### EXERCISE
Can you output, word for word, the lines between the one holding "Output the component" and the one holding "Chart.register(...registerables);", inclusive, leaving out any pictures?

### EXERCISE INPUTS
— Begin —

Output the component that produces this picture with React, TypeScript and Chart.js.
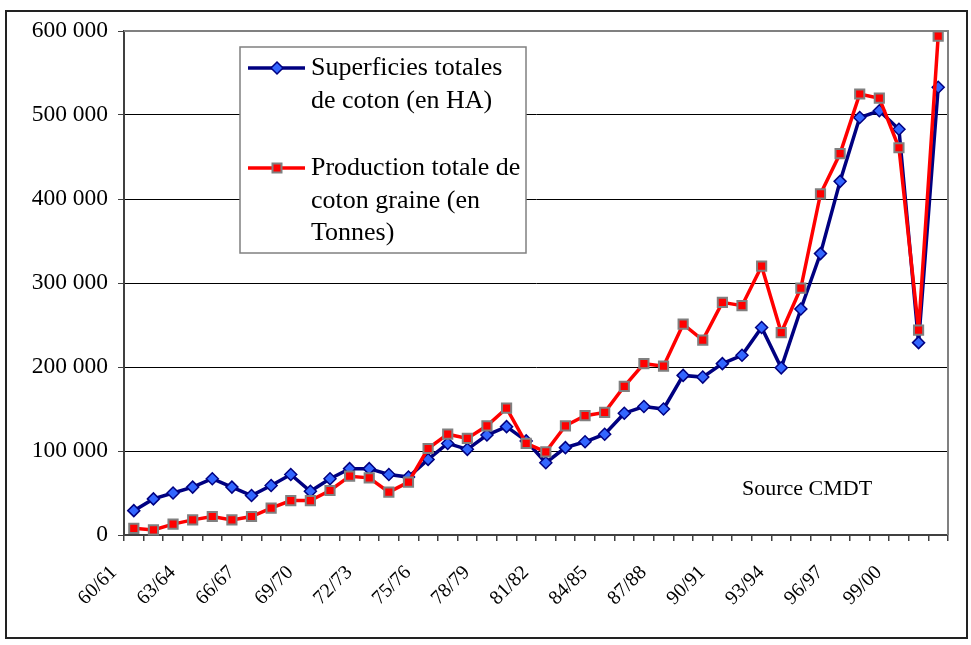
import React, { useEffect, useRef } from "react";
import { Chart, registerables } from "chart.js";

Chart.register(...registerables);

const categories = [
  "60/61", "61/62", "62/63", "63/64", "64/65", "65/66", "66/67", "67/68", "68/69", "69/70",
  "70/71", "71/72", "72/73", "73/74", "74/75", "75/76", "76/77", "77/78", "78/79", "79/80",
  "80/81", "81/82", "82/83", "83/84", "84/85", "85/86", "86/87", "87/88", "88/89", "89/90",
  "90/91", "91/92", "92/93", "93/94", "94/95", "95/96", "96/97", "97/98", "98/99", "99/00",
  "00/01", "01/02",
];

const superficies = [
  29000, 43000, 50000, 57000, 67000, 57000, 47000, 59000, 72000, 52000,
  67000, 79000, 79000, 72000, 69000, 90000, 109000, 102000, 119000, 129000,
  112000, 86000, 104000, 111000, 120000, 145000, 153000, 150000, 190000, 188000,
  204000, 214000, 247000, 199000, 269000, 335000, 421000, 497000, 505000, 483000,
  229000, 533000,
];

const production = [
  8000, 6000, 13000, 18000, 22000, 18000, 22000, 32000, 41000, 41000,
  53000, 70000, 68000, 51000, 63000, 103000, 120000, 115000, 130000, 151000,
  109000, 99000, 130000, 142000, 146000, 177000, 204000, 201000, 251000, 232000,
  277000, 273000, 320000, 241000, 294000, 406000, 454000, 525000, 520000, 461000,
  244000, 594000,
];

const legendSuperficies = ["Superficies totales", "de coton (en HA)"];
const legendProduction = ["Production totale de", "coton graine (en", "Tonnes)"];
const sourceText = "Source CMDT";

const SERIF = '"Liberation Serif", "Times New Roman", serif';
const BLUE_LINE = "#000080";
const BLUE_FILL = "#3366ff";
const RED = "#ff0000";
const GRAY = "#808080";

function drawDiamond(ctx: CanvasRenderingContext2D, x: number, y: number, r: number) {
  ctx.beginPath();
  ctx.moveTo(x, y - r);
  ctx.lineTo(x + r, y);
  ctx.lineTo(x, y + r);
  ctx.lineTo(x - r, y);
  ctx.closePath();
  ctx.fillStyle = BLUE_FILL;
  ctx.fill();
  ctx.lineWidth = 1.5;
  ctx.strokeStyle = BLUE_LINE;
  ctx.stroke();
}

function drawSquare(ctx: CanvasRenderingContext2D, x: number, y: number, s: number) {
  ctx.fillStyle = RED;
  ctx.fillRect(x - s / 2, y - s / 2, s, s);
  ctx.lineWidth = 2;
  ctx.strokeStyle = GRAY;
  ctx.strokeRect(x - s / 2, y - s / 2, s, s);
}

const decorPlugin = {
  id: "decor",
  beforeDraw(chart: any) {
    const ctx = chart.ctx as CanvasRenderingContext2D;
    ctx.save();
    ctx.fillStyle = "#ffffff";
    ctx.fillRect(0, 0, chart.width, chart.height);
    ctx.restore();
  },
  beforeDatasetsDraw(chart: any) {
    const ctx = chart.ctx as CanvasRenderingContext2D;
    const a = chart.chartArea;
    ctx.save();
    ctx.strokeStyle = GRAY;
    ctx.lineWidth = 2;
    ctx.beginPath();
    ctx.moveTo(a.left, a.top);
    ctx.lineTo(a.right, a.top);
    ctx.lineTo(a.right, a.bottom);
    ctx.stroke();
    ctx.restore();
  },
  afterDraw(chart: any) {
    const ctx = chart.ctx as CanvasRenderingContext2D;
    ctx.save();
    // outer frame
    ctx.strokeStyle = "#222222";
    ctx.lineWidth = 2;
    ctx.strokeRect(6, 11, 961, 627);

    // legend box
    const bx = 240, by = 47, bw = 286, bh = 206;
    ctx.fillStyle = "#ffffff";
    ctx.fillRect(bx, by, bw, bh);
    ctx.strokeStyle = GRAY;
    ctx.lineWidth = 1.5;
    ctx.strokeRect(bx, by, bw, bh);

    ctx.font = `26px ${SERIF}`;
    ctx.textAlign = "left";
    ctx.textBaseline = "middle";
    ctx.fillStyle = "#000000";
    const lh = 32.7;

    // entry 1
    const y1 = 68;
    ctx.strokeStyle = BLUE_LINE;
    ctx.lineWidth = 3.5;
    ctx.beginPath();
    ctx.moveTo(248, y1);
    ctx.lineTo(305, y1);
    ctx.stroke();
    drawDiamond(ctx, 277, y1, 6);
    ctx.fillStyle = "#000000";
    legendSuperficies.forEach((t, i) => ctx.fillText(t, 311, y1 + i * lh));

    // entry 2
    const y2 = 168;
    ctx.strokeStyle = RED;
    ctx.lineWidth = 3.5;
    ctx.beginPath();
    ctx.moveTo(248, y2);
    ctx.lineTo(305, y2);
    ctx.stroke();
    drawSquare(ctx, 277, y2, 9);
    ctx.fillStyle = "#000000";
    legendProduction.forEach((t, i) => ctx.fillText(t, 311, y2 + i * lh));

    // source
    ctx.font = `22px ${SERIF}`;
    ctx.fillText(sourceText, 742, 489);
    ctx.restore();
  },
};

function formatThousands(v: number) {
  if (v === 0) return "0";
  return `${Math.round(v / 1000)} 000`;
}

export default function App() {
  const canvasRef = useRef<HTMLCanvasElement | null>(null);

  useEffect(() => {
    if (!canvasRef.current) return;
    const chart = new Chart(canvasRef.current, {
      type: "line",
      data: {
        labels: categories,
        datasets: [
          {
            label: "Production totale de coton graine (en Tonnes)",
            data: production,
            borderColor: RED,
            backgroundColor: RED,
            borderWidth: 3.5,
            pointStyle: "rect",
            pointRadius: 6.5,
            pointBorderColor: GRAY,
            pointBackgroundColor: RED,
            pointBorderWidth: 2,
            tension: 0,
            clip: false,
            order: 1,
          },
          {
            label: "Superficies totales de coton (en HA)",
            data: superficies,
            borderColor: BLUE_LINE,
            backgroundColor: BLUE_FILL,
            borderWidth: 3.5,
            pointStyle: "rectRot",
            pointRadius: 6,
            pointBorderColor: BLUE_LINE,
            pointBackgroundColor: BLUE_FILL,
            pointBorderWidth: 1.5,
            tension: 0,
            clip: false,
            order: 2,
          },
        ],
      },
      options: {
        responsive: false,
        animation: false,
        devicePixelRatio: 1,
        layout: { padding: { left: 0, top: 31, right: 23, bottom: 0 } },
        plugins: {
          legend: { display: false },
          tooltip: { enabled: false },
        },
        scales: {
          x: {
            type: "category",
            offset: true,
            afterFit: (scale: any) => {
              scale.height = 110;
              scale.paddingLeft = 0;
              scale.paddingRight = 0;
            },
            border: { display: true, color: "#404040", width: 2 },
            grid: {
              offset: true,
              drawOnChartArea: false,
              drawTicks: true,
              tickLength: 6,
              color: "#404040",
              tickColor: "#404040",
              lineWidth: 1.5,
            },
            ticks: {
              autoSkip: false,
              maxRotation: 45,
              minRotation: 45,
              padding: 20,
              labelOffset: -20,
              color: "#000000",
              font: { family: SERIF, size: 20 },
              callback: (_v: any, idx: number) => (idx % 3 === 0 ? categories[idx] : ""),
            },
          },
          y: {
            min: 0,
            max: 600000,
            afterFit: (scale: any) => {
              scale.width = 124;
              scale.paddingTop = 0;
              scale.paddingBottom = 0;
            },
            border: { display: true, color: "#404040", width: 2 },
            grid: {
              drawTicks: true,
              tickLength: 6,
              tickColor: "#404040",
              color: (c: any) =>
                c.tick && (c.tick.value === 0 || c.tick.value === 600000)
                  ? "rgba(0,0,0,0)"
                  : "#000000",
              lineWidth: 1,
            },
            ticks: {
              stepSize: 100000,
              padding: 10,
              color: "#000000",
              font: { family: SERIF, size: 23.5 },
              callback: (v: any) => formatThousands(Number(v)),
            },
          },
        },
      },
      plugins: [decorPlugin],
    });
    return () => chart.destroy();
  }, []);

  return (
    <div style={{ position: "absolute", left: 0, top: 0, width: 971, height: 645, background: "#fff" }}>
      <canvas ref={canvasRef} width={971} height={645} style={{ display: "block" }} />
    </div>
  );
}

— End —
— Begin —

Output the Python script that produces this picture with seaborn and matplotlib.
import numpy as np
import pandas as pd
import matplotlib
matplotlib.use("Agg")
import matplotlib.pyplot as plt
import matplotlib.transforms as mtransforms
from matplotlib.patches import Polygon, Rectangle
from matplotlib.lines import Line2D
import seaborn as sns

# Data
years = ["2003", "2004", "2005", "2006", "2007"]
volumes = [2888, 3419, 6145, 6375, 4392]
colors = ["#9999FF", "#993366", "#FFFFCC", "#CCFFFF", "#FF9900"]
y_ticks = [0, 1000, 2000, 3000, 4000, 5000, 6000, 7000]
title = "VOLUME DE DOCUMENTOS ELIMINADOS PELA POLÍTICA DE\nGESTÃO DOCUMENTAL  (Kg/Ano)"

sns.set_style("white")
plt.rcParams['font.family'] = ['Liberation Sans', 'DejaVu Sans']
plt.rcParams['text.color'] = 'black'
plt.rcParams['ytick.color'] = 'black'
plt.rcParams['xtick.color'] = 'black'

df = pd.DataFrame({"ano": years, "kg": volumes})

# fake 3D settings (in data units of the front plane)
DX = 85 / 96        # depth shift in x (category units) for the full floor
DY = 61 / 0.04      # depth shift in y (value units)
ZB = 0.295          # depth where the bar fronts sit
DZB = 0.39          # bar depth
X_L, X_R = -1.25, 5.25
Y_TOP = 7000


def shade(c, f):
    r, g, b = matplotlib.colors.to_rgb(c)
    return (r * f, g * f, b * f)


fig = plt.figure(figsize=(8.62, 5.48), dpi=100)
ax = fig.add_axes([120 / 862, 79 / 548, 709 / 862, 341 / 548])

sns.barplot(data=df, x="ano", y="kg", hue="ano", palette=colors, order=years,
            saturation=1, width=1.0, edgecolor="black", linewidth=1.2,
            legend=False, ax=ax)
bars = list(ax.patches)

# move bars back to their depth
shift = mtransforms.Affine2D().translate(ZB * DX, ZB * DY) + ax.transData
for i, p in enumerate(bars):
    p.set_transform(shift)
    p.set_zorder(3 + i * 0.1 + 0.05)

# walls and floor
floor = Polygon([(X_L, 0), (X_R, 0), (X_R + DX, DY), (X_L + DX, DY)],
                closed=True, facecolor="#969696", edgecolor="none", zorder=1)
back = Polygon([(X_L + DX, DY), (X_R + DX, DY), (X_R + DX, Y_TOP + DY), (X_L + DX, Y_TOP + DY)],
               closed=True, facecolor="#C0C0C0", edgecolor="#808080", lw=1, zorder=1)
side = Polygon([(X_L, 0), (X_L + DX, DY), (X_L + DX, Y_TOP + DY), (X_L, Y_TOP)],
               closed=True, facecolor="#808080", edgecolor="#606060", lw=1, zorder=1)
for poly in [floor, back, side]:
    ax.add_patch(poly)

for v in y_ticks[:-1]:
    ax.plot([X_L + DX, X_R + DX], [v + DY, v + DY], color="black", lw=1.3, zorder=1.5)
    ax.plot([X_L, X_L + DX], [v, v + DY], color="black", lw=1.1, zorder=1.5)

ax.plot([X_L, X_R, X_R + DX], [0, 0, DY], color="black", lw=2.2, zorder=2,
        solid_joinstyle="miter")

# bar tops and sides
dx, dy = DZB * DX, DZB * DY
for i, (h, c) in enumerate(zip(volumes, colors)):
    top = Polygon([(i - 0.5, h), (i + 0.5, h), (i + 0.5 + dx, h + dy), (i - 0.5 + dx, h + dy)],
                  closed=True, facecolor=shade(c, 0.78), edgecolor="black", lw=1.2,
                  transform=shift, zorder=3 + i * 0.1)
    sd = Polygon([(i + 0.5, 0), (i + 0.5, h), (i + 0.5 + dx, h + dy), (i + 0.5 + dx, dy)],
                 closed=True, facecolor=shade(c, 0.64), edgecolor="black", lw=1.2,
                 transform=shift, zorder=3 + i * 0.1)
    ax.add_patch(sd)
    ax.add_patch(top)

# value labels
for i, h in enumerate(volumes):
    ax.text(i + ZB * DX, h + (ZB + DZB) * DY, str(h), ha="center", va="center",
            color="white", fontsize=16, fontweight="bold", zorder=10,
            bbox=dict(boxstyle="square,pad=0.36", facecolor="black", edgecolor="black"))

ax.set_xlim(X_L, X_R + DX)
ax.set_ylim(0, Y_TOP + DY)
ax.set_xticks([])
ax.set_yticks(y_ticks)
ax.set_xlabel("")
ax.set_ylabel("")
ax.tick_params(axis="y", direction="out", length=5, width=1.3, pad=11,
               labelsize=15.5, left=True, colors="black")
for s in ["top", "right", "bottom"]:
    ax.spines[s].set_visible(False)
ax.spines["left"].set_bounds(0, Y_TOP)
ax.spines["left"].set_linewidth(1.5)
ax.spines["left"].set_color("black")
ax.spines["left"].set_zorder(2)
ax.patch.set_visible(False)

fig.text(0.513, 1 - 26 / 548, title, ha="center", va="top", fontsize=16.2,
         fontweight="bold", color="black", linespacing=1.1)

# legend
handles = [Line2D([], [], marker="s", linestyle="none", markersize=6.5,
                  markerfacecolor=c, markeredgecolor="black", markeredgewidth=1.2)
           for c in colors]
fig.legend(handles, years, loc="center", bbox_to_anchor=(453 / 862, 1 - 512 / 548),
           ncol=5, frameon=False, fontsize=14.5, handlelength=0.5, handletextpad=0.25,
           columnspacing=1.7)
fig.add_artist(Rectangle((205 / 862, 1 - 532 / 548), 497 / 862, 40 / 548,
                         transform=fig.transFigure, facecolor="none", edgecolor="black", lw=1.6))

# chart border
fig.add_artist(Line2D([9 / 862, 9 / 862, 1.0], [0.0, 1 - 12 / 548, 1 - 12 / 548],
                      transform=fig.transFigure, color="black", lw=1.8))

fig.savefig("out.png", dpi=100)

— End —

### EXPECTED OUTPUT
Output the component that produces this picture with React, TypeScript and Chart.js.
import React, { useEffect, useRef } from "react";
import { Chart, registerables } from "chart.js";

Chart.register(...registerables);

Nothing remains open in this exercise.